Track these in a one-page dashboard. They focus attention and give comfort to the board and major LPs.
Budget and Tooling: What Good Looks Like
- Investor portal with KYC module: $20k–$75k/year depending on scale and features.
- EDR and device management: $10–$30/user/month.
- Email security and DLP: $3–$10/user/month.
- vCISO or privacy counsel advisory: $2k–$8k/month for a smaller manager; more for complex groups.
- Pen test annually: $15k–$50k depending on scope.
- Cyber insurance: varies widely; underwriters will ask for MFA, backups, and training evidence.
Spending smart beats spending big: prioritize the portal, MFA, and vendor assurance first, then layer in DLP and advanced monitoring.
What’s Coming Next
- CRS enhancements and broader adoption: more jurisdictions refine reporting rules; expect incremental data fields and stricter validations.
- Beneficial ownership regimes: greater standardization and potentially expanded access for those with legitimate interest, while full public access remains contested.
- EU regulatory centralization: the new Anti-Money Laundering Authority (AMLA) will raise supervision in the EU, affecting marketing and distribution by offshore managers with EU ties.
- Crypto-asset reporting: the OECD’s CARF will phase in as countries adopt it, increasing tax transparency for digital assets.
- Data localization and cloud scrutiny: continuing focus on cross-border transfers, requiring living TIAs and stronger contractual controls.
Plan for change by keeping documents modular, vendors accountable, and your data map current.
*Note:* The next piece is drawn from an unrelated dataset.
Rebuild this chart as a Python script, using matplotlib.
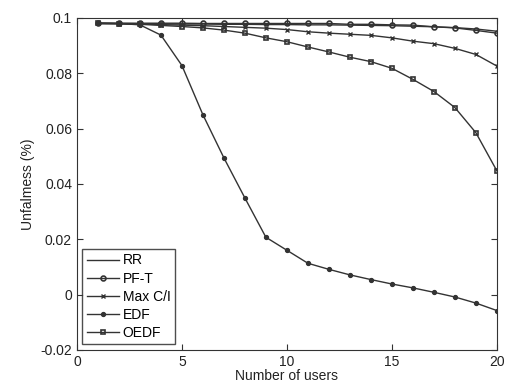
import matplotlib
matplotlib.use("Agg")
import matplotlib.pyplot as plt

plt.rcParams["font.family"] = ["Liberation Sans", "DejaVu Sans"]

users = list(range(1, 21))

rr = [0.0980, 0.0980, 0.0979, 0.0979, 0.0978, 0.0978, 0.0977, 0.0977, 0.0976, 0.0976,
      0.0975, 0.0975, 0.0974, 0.0973, 0.0972, 0.0970, 0.0968, 0.0965, 0.0960, 0.0952]
pf_t = [0.0982, 0.0981, 0.0981, 0.0981, 0.0981, 0.0980, 0.0980, 0.0980, 0.0980, 0.0980,
        0.0980, 0.0980, 0.0977, 0.0977, 0.0975, 0.0974, 0.0968, 0.0964, 0.0955, 0.0945]
max_ci = [0.0980, 0.0979, 0.0978, 0.0976, 0.0974, 0.0972, 0.0969, 0.0966, 0.0963, 0.0958,
          0.0950, 0.0945, 0.0941, 0.0937, 0.0928, 0.0916, 0.0907, 0.0890, 0.0868, 0.0826]
edf = [0.0980, 0.0980, 0.0975, 0.0938, 0.0828, 0.0650, 0.0494, 0.0349, 0.0207, 0.0160,
       0.0113, 0.0091, 0.0071, 0.0054, 0.0038, 0.0024, 0.0008, -0.0009, -0.0031, -0.0058]
oedf = [0.0980, 0.0979, 0.0977, 0.0973, 0.0969, 0.0964, 0.0956, 0.0945, 0.0928, 0.0914,
        0.0895, 0.0877, 0.0858, 0.0842, 0.0818, 0.0778, 0.0734, 0.0676, 0.0585, 0.0447]

fig = plt.figure(figsize=(5.06, 3.90), dpi=100)
ax = fig.add_axes([0.152, 0.103, 0.830, 0.851])

c = "#333333"
ax.plot(users, rr, "-", color=c, lw=1.0, label="RR")
ax.plot(users, pf_t, color=c, lw=1.0, marker="o", ms=3.5, mfc="none", mew=1.2, label="PF-T")
ax.plot(users, max_ci, color=c, lw=1.0, marker="x", ms=2.5, mew=1.0, label="Max C/I")
ax.plot(users, edf, color=c, lw=1.0, marker="o", ms=2.8, label="EDF")
ax.plot(users, oedf, color=c, lw=1.0, marker="s", ms=3.5, mfc="none", mew=1.2, label="OEDF")

ax.set_xlim(0, 20)
ax.set_ylim(-0.02, 0.1)
ax.set_xticks([0, 5, 10, 15, 20])
ax.set_yticks([-0.02, 0, 0.02, 0.04, 0.06, 0.08, 0.1])
ax.set_yticklabels(["-0.02", "0", "0.02", "0.04", "0.06", "0.08", "0.1"])
ax.tick_params(direction="in", top=True, right=True, labelsize=10, length=4, color=c, labelcolor="#222222")
for s in ax.spines.values():
    s.set_color(c)
ax.set_xlabel("Number of users", fontsize=10, labelpad=0, color="#222222")
ax.set_ylabel("Unfalmess (%)", fontsize=10, labelpad=4, color="#222222")

leg = ax.legend(loc="lower left", fontsize=10, frameon=True, fancybox=False,
                edgecolor="#222222", handlelength=2.3, handletextpad=0.3,
                labelspacing=0.3, borderaxespad=0.4, borderpad=0.3)
leg.get_frame().set_linewidth(1.0)

fig.savefig("out.png", dpi=100)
A Simple, Durable Approach
Treat privacy as part of the product. Choose jurisdictions and structures that balance confidentiality with credibility. Put clear privacy terms in your fund documents, collect only what you need, and move sensitive workflows into secure portals. Hold vendors to verifiable security standards. Train your people, test your plans, and measure what matters. When investors ask, show them—not just with promises, but with processes, evidence, and discipline. That’s how offshore funds protect privacy without tripping over the transparency the market and regulators rightly expect.